General Discussion
In reply to the discussion: More Lenders Are ‘Garnishing Wages’ To Get Paid Back [View all]ms.smiler
(551 posts)So a borrower signs a contract and obtains a loan. The character of the transaction is not explained or revealed to the borrower and the true lender is not mentioned anywhere in the contract. (Im old fashioned I suppose but I think the contract should include the actual lenders and borrowers rather than fictitious lenders.) The borrower is actually a party to the loan securitization as Bank of America has admitted but are never informed of their involvement nor do they consent in the contracts.
So we have a borrower in a contract with a party who is actually a stranger to the transaction and the borrower comes away, by design, falsely believing the named party in the contract is funding their loan and will be owed money. At the very least this is a deceptive business practice to me but you have to remember I consider myself an honest and actual business person.
At some point during the life of the loan, the borrower ceases making loan payments. The borrower may have been sending payments to Citi or whomever and has no idea that their money has ultimately been flowing to investors.
Lets review other matters beyond the view, knowledge and consent of the borrower and beyond the four corners of their contract.
The borrower has no idea if their securitized loan was in the top, middle or bottom tranche. They have no idea how the P&S agreement dictated how payments were applied to the pool of loans and how it impacted their loan balance. The borrower has no idea if a swap is triggered and the investors are made whole and their loan is extinguished. Moreover, the borrower has no idea if a swap also paid to Citi or whomever, a party who derives profit upon the cessation of the borrowers loan payments.
And yes, somewhere in this scheme there is a counterparty who placed a bet and they fund the swap that makes the investors whole and moves as profit to Citi or whomever. Any subsequent collection success does not reimburse this counterparty for their loss just as it would not make investors whole.
After Citi or whoever briefly attempts to collect, the collection rights are sold to another party, a debt collector who never funded the loan but supposedly obtains the consumers contractual obligations. The debt collector actually damaged themselves by willingly paying .03 on the dollar for collection rights and legally they are only entitled to collect the amount to the extent of their damage, not the alleged and false total amount.
The debt was actually extinguished with insurance, remember?

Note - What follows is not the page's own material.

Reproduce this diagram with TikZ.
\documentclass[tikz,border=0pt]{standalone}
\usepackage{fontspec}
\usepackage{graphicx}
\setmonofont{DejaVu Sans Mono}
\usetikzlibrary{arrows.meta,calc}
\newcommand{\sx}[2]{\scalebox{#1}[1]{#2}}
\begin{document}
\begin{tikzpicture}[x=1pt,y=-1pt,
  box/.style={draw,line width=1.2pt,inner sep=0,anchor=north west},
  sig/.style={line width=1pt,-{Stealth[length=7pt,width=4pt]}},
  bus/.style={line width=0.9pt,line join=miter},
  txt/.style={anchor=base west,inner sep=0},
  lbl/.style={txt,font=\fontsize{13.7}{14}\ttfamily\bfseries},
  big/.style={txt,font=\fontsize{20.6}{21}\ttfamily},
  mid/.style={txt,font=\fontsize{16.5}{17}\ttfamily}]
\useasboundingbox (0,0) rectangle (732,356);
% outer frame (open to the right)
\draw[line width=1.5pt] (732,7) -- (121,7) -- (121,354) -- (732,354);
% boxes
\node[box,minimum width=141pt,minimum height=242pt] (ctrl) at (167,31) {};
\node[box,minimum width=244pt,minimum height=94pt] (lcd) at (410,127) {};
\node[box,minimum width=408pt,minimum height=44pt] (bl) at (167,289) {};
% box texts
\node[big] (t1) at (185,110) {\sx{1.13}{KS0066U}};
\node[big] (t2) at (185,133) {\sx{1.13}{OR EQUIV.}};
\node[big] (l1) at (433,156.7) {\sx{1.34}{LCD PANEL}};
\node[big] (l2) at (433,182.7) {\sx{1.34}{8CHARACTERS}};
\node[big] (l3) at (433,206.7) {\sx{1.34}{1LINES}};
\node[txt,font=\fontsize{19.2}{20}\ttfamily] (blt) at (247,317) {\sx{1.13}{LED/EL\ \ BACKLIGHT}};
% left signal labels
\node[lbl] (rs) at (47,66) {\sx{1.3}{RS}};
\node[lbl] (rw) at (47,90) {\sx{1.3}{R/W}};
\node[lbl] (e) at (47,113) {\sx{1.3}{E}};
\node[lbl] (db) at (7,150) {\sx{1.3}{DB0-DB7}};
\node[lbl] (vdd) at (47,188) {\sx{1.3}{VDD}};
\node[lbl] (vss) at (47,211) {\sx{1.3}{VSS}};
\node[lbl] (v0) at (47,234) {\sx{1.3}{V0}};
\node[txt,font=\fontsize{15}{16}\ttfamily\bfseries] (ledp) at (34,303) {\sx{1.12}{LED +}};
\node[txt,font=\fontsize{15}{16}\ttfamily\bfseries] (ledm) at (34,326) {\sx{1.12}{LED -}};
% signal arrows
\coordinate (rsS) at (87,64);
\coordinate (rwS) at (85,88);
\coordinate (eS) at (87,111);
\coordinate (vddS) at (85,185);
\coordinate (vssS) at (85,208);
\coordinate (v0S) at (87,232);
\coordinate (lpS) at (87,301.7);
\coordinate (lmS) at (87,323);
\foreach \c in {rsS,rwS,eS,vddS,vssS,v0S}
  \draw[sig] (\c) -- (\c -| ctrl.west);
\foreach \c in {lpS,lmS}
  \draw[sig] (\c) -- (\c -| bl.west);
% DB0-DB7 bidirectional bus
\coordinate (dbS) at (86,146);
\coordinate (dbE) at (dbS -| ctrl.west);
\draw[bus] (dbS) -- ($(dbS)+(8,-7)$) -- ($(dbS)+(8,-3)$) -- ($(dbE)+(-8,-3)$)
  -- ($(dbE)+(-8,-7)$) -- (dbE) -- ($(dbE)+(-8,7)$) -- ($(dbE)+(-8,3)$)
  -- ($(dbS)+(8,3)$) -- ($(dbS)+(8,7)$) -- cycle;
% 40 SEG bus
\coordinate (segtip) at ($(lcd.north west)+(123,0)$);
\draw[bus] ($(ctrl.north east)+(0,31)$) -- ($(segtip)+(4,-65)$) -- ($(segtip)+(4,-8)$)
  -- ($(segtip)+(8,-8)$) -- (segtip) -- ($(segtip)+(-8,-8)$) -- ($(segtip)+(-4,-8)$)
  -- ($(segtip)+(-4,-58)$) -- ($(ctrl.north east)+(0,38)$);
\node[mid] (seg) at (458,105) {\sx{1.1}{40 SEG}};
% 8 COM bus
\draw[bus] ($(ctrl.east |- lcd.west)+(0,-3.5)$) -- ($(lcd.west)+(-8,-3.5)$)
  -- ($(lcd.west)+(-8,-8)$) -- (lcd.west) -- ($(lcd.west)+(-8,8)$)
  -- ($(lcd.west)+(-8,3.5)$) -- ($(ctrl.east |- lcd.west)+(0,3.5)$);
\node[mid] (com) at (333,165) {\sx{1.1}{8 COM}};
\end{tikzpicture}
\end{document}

The borrower though is never provided a full accounting of the loan and is instead burdened with an inaccurate, partial and false accounting of the loan balance that was intentionally and separately maintained for them. And that false amount is what the debt collector attempts to collect.
By the time a debt collector contacts the borrower, the debt could have been paid a few times over and the actual debt extinguished. But because the borrower signed a contract, and rights passed to another party along with a fictitious loan balance, you believe the borrower should simply trust the debt collector and pay whatever amount they claim is owed.
Here is where your view appears to be that the borrower agreed in their contract to repay the claimed balance and not the actual loan balance which may in reality be zero dollars.
You dont appear to have any qualms about this securitization scheme and subsequent debt collection practices. To me though, this scheme involves defrauding the borrower, deceptive business practices, unjust enrichment and no good faith or fair dealing. Its a dishonest transaction and scheme designed so that various parties can be compensated over the same debt, even parties who never funded the loans, while burdening borrowers with the obligation to repay the loan yet again to an even stranger party to the original transaction.
Apart from unlawful practices in this scheme, I find it an unproductive and inefficient use of capital since loans can be funded in other ways without inflating interest rates and fees and without defrauding borrowers.
Billions are siphoned from consumers enriching debt collectors when the money could be put to use by those consumers purchasing goods and services.
Remarkably, this scheme is something you somehow view as business. Ive got 28 years of experience in business and I believe a debt need only be paid once.
How many times do you believe a debt should be paid?